**SUPPLIED DATA**.

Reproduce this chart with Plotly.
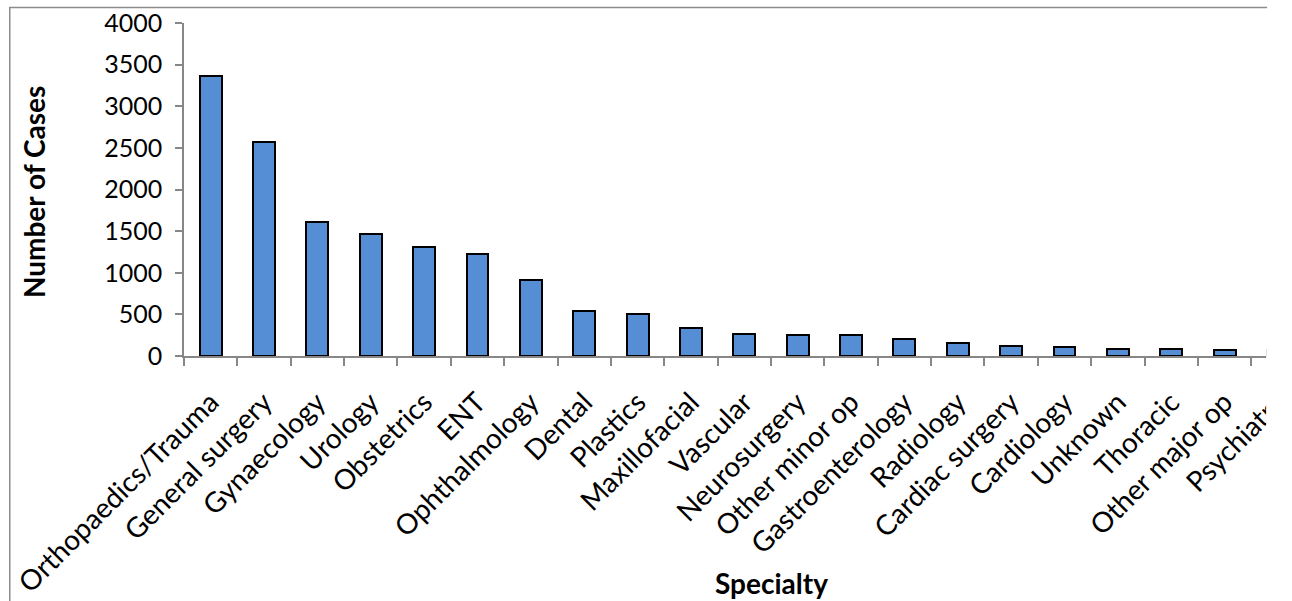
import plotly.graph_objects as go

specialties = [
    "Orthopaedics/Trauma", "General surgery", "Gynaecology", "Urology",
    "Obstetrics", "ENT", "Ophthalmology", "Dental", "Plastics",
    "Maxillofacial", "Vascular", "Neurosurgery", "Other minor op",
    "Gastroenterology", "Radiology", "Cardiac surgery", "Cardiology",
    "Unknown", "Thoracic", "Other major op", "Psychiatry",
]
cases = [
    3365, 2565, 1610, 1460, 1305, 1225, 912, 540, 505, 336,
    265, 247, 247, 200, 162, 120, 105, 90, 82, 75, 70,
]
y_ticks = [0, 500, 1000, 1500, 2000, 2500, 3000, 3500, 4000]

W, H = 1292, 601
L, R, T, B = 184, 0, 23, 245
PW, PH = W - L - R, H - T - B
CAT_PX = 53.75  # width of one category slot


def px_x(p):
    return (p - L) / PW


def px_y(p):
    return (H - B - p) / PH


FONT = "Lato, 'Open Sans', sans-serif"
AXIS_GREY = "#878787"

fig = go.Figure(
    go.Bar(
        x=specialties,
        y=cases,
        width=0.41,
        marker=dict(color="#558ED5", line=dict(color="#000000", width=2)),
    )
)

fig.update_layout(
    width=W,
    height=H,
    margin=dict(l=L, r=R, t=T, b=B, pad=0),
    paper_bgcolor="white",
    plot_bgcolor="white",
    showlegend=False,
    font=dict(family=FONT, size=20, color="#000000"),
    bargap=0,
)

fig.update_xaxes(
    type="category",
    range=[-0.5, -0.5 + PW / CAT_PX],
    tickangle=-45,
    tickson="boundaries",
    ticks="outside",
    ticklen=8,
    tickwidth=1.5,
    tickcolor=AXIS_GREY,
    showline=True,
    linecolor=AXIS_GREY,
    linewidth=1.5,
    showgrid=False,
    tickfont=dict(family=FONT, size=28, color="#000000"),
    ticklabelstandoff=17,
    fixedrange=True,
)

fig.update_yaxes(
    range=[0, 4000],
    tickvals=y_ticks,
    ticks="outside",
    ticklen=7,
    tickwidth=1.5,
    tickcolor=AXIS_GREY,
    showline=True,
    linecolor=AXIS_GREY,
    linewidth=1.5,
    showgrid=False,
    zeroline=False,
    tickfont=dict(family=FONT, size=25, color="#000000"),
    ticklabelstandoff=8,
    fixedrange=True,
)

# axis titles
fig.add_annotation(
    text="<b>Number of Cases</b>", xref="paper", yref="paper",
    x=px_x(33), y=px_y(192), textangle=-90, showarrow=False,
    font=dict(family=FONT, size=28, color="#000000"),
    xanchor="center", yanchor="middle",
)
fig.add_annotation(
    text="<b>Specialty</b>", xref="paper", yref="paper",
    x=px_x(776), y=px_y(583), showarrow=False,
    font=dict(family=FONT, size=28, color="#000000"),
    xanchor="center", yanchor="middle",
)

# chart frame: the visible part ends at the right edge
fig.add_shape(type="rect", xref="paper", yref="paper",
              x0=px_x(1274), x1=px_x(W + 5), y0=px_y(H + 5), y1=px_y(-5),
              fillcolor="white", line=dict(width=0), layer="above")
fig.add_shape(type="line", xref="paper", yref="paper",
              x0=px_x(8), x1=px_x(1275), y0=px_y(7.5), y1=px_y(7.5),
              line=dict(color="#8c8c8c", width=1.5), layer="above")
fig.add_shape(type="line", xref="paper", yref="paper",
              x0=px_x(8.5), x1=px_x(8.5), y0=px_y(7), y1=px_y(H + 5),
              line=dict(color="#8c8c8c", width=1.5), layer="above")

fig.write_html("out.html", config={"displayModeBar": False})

**TO BE DONE**.
Copy all the data exactly as written, but skip any picture.

**ANSWER TO THIS PROBLEM**.
Reproduce this chart with Plotly.
import plotly.graph_objects as go

specialties = [
    "Orthopaedics/Trauma", "General surgery", "Gynaecology", "Urology",
    "Obstetrics", "ENT", "Ophthalmology", "Dental", "Plastics",
    "Maxillofacial", "Vascular", "Neurosurgery", "Other minor op",
    "Gastroenterology", "Radiology", "Cardiac surgery", "Cardiology",
    "Unknown", "Thoracic", "Other major op", "Psychiatry",
]
cases = [
    3365, 2565, 1610, 1460, 1305, 1225, 912, 540, 505, 336,
    265, 247, 247, 200, 162, 120, 105, 90, 82, 75, 70,
]
y_ticks = [0, 500, 1000, 1500, 2000, 2500, 3000, 3500, 4000]

W, H = 1292, 601
L, R, T, B = 184, 0, 23, 245
PW, PH = W - L - R, H - T - B
CAT_PX = 53.75  # width of one category slot


def px_x(p):
    return (p - L) / PW


def px_y(p):
    return (H - B - p) / PH


FONT = "Lato, 'Open Sans', sans-serif"
AXIS_GREY = "#878787"

fig = go.Figure(
    go.Bar(
        x=specialties,
        y=cases,
        width=0.41,
        marker=dict(color="#558ED5", line=dict(color="#000000", width=2)),
    )
)

fig.update_layout(
    width=W,
    height=H,
    margin=dict(l=L, r=R, t=T, b=B, pad=0),
    paper_bgcolor="white",
    plot_bgcolor="white",
    showlegend=False,
    font=dict(family=FONT, size=20, color="#000000"),
    bargap=0,
)

fig.update_xaxes(
    type="category",
    range=[-0.5, -0.5 + PW / CAT_PX],
    tickangle=-45,
    tickson="boundaries",
    ticks="outside",
    ticklen=8,
    tickwidth=1.5,
    tickcolor=AXIS_GREY,
    showline=True,
    linecolor=AXIS_GREY,
    linewidth=1.5,
    showgrid=False,
    tickfont=dict(family=FONT, size=28, color="#000000"),
    ticklabelstandoff=17,
    fixedrange=True,
)

fig.update_yaxes(
    range=[0, 4000],
    tickvals=y_ticks,
    ticks="outside",
    ticklen=7,
    tickwidth=1.5,
    tickcolor=AXIS_GREY,
    showline=True,
    linecolor=AXIS_GREY,
    linewidth=1.5,
    showgrid=False,
    zeroline=False,
    tickfont=dict(family=FONT, size=25, color="#000000"),
    ticklabelstandoff=8,
    fixedrange=True,
)

# axis titles
fig.add_annotation(
    text="<b>Number of Cases</b>", xref="paper", yref="paper",
    x=px_x(33), y=px_y(192), textangle=-90, showarrow=False,
    font=dict(family=FONT, size=28, color="#000000"),
    xanchor="center", yanchor="middle",
)
fig.add_annotation(
    text="<b>Specialty</b>", xref="paper", yref="paper",
    x=px_x(776), y=px_y(583), showarrow=False,
    font=dict(family=FONT, size=28, color="#000000"),
    xanchor="center", yanchor="middle",
)

# chart frame: the visible part ends at the right edge
fig.add_shape(type="rect", xref="paper", yref="paper",
              x0=px_x(1274), x1=px_x(W + 5), y0=px_y(H + 5), y1=px_y(-5),
              fillcolor="white", line=dict(width=0), layer="above")
fig.add_shape(type="line", xref="paper", yref="paper",
              x0=px_x(8), x1=px_x(1275), y0=px_y(7.5), y1=px_y(7.5),
              line=dict(color="#8c8c8c", width=1.5), layer="above")
fig.add_shape(type="line", xref="paper", yref="paper",
              x0=px_x(8.5), x1=px_x(8.5), y0=px_y(7), y1=px_y(H + 5),
              line=dict(color="#8c8c8c", width=1.5), layer="above")

fig.write_html("out.html", config={"displayModeBar": False})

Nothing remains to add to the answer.